The webpage states that printing out the submissions would use a ream or more of paper a day. Okay, that one I can buy, but it does draw into question the statement that downloading the documents would require 2 hours a day. A ream of paper is 500 sheets. A typical 5 thousand word story runs about 20 pages (double-spaced in 12-pt Courier New). So, a ream of paper should net you around 20-25 stories printed out. A good Brother laser printer ran me $200. A ream of paper (good stuff, 24-lb, 98 brightness) costs me $3 at WalMart. I can buy it cheaper in bulk with a case of 10 reams running $25-30. The Brother laser cartridge is rated at a duty cycle of around 1500 pages for $50. That's 3 reams or somewhere around 60-75 stories printed per cartridge - and that's if you bother to print out everything. That seems like a pretty trivial cost to me. By the way, that laser printer spits out 17 pages per minute so it won;t take much time to print an entire month's worth of submissions.
Finally, the F&SF webpage states that the editor has found it much easier to lose electronic documents than paper ones. I find this preposterous on the face and nearly a blatant admission that the editor is either extremely disorganized or extremely ignorant of the way email and electronic submissions work. I have documents online with AOL (my primary email client) that go back years. I keep my emails separated in specific folders and route them to those various folders with a click of my mouse. Simple, easy, cheap, and searchable if you need to go back and find something from several weeks to months to years ago. I have a 750 GB MyBook standalone hard draive which is used to store important documents. I have a CD and a DVD burner with which to store documents offsite. I have a 2GB and an 8 GB thumbdrive and several 1GB SDRAM chips to move documents around from my computers to my Palm and vice versa.
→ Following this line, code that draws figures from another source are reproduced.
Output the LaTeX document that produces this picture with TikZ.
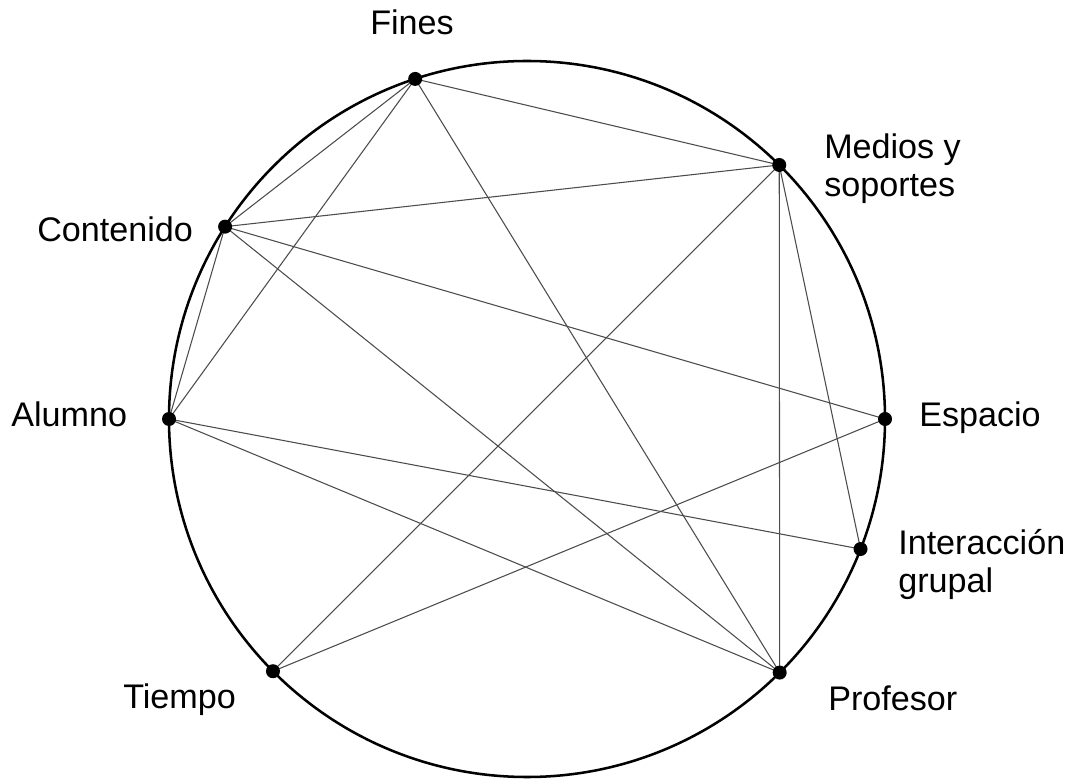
\documentclass[tikz,border=0pt]{standalone}
\usepackage{fontspec}
\setmainfont{Liberation Sans}
\usetikzlibrary{calc}
\begin{document}
\begin{tikzpicture}[x=0.75pt,y=0.75pt,
  ring/.style={line width=1.9pt,black},
  link/.style={line width=0.8pt,black!70},
  dot/.style={circle,fill=black,inner sep=0pt,minimum size=10.5pt},
  lbl/.style={anchor=base west,inner sep=0pt,align=left,
    font=\fontsize{25.6pt}{28.5pt}\selectfont}]
\useasboundingbox (0,0) rectangle (1069,778);
\coordinate (c) at (527,359);
\draw[ring] (c) circle[radius=358];

% points on the ring
\foreach \n/\a in {fin/108.2, med/45.2, con/147.5, alu/180,
                   esp/0, int/-21.3, tie/224.8, pro/-45.1}
  \coordinate (\n) at ($(c)+(\a:358)$);

% links between the elements
\draw[link] (fin) -- (med);
\draw[link] (fin) -- (con);
\draw[link] (fin) -- (alu);
\draw[link] (fin) -- (pro);
\draw[link] (med) -- (con);
\draw[link] (med) -- (tie);
\draw[link] (med) -- (pro);
\draw[link] (med) -- (int);
\draw[link] (con) -- (alu);
\draw[link] (con) -- (esp);
\draw[link] (con) -- (pro);
\draw[link] (alu) -- (int);
\draw[link] (alu) -- (pro);
\draw[link] (esp) -- (tie);

% dots
\foreach \n in {fin,med,con,alu,esp,int,tie,pro}
  \node[dot] (d\n) at (\n) {};

% labels
\node[lbl] (tfin) at (370,743) {Fines};
\node[lbl] (tmed) at (824,581) {Medios y\\soportes};
\node[lbl] (tcon) at (37,536) {Contenido};
\node[lbl] (talu) at (11,351) {Alumno};
\node[lbl] (tesp) at (919,351) {Espacio};
\node[lbl] (tint) at (898,186) {Interacción\\grupal};
\node[lbl] (ttie) at (123,70) {Tiempo};
\node[lbl] (tpro) at (828,68) {Profesor};
\end{tikzpicture}
\end{document}
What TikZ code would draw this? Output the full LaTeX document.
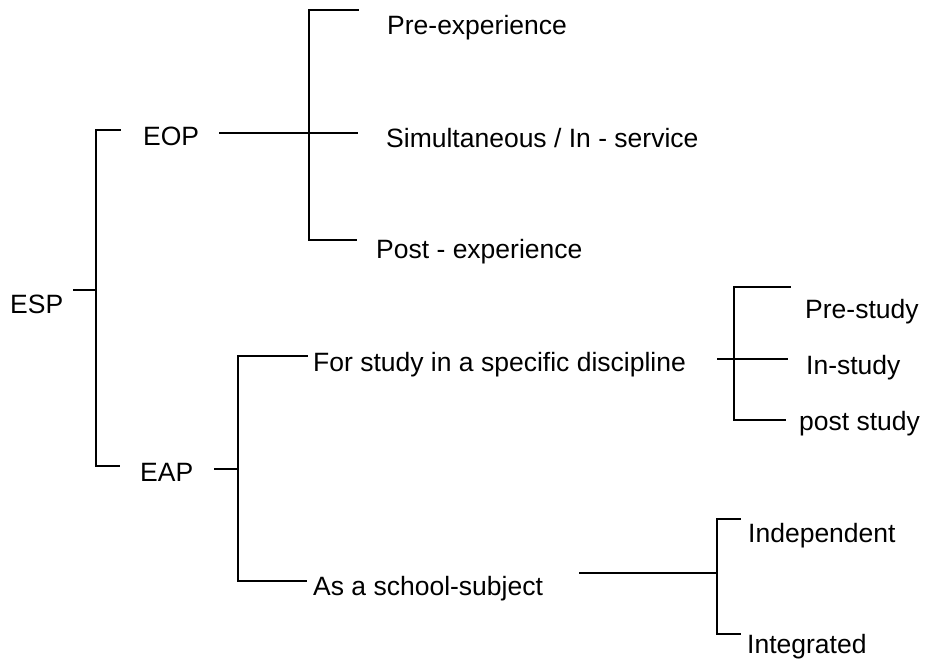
\documentclass[tikz,border=0pt]{standalone}
\usepackage{fontspec}
\setmainfont{Liberation Sans}
\begin{document}
\begin{tikzpicture}[x=1pt,y=-1pt,
  conn/.style={line width=1.6pt, line cap=rect},
  txt/.style={anchor=base west, inner sep=0pt, font=\fontsize{26.5}{30}\selectfont}]
\useasboundingbox (0,0) rectangle (927,661);
% text nodes
\node[txt] (esp) at (10,313) {ESP};
\node[txt] (eop) at (143,146) {EOP};
\node[txt] (eap) at (140,481) {EAP};
\node[txt] (pre) at (387,35) {Pre-experience};
\node[txt] (sim) at (386,147) {Simultaneous / In - service};
\node[txt] (post) at (376,258) {Post - experience};
\node[txt] (fsd) at (313,371) {For study in a specific discipline};
\node[txt] (asc) at (313,595) {As a school-subject};
\node[txt] (prs) at (805,318) {Pre-study};
\node[txt] (ins) at (806,374) {In-study};
\node[txt] (pos) at (799,430) {post study};
\node[txt] (ind) at (748,542) {Independent};
\node[txt] (int) at (747,653) {Integrated};
% ESP bracket
\coordinate (espR) at (74,290);
\coordinate (espJ) at (96,290);
\coordinate (b1t) at (96,130);
\coordinate (b1b) at (96,466);
\coordinate (eopL) at (120,130);
\coordinate (eapL) at (119,466);
\draw[conn] (espR) -- (espJ);
\draw[conn] (eopL) -- (b1t) -- (b1b) -- (eapL);
% EOP bracket
\coordinate (eopR) at (220,133);
\coordinate (simL) at (357,133);
\coordinate (b2t) at (309,10);
\coordinate (b2b) at (309,240);
\coordinate (preL) at (358,10);
\coordinate (postL) at (356,240);
\draw[conn] (eopR) -- (simL);
\draw[conn] (preL) -- (b2t) -- (b2b) -- (postL);
% EAP bracket
\coordinate (eapR) at (215,469);
\coordinate (b3j) at (238,469);
\coordinate (b3t) at (238,356);
\coordinate (b3b) at (238,581);
\coordinate (fsdL) at (307,356);
\coordinate (ascL) at (306,581);
\draw[conn] (eapR) -- (b3j);
\draw[conn] (fsdL) -- (b3t) -- (b3b) -- (ascL);
% study bracket
\coordinate (fsdR) at (718,359);
\coordinate (insL) at (787,359);
\coordinate (b4t) at (734,287);
\coordinate (b4b) at (734,420);
\coordinate (prsL) at (790,287);
\coordinate (posL) at (785,420);
\draw[conn] (fsdR) -- (insL);
\draw[conn] (prsL) -- (b4t) -- (b4b) -- (posL);
% school-subject bracket
\coordinate (ascR) at (580,573);
\coordinate (b5j) at (717,573);
\coordinate (b5t) at (717,519);
\coordinate (b5b) at (717,634);
\coordinate (indL) at (740,519);
\coordinate (intL) at (740,634);
\draw[conn] (ascR) -- (b5j);
\draw[conn] (indL) -- (b5t) -- (b5b) -- (intL);
\end{tikzpicture}
\end{document}
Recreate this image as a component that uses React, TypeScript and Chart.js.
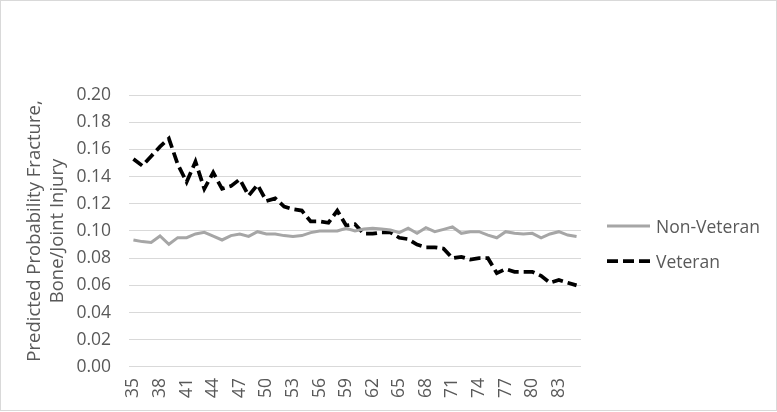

Backup documents are cheap, easy, flexible, and extremely convenient to manage. I keep an Excel file that tracks my submissions and which could easily be jiggered to manage submissions received by F&SF. I'll send them a copy for free if they'd like to see it.
Here's the way I see it - the editors of the Big Three, while they champion science fiction and fantasy - have been left in the dust by modern technology. They don't understand how it can be used to make their lives easier and their submission/rejection processes far more convenient and flexible. As Scalzi states, they seem to be stuck in the 1970s with slow machines, slow connections, slow technology, slow mindsets, and they're resisting being brought into the 21st Century kicking and screaming.
Now, for what it's worth, F&SF turns around its slushpile amazingly fast and I'll submit to them again, but the statements being made on their webpage regarding why they do not accept electronic submissions are either blatantly false or show an amazing degree of unsophistication with modern technology.
I'd be happy to help them at least move into the 1990s if they'd like.